Step 2: Processing by CUDA Cores

Once the data is loaded into VRAM, the CUDA cores begin their work. If the task is related to graphics rendering, the CUDA cores will handle parallel computations required for tasks like geometry transformations, pixel shading, and texture mapping. For AI tasks, the Tensor Cores will take over, processing matrix operations required for training or inference.

If ray tracing is involved, the RT Cores will calculate the paths of light rays, determining how they interact with objects and surfaces in the scene. This process involves complex math and requires specialized hardware, which the RT cores efficiently handle in parallel.

Step 3: Output to Display

Once all the necessary calculations are done (whether it’s rendering a frame, processing a machine learning task, or performing video decoding), the processed data is passed through the final layers of the GPU, including Frame Buffer and Output Logic. The results are then sent to the display through the HDMI or DisplayPort interface, where you can see the final image or video.

Step 4: Feedback Loop

In gaming and interactive applications, the process is continuous.
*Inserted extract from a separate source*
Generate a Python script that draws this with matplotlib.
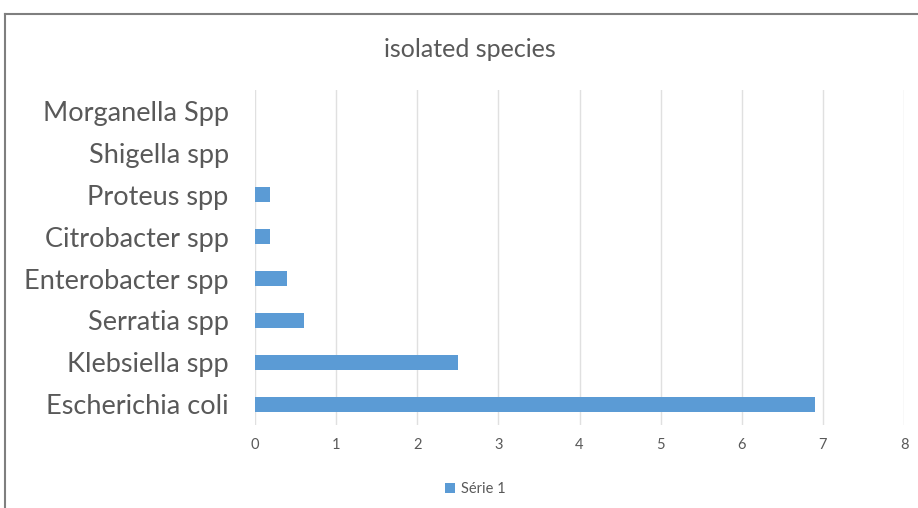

As you move the mouse, press keys, or interact with the environment, the GPU continuously processes and renders new frames. With NVIDIA’s G-SYNC technology, the GPU synchronizes the frame rate with the monitor’s refresh rate to minimize screen tearing and ensure smooth gameplay.

4. Key Technologies in NVIDIA Graphics

In addition to the hardware architecture, NVIDIA GPUs also feature several software technologies that enhance their performance:

DLSS (Deep Learning Super Sampling): Uses Tensor Cores to upscale lower-resolution images to higher resolutions with minimal performance cost.
CUDA Programming: Allows developers to write custom parallel code that takes advantage of the GPU’s massive parallel processing power.
RTX Voice and Broadcast: Use AI to remove background noise and improve audio/video quality in live streaming and conferencing.
NVIDIA Reflex: Reduces latency in competitive gaming by optimizing GPU and CPU workloads for faster responsiveness.

Conclusion

NVIDIA graphics cards are powerful machines designed to handle parallel computations for tasks ranging from gaming to AI processing. At the heart of the GPU lies its architecture — from CUDA cores for general computation to RT cores for ray tracing and Tensor cores for AI — each working in tandem to provide fast, efficient, and high-quality results. As graphics cards continue to evolve, NVIDIA’s innovation in GPU architecture and technologies will continue to push the boundaries of what’s possible in both gaming and computational workloads, making GPUs indispensable to modern computing.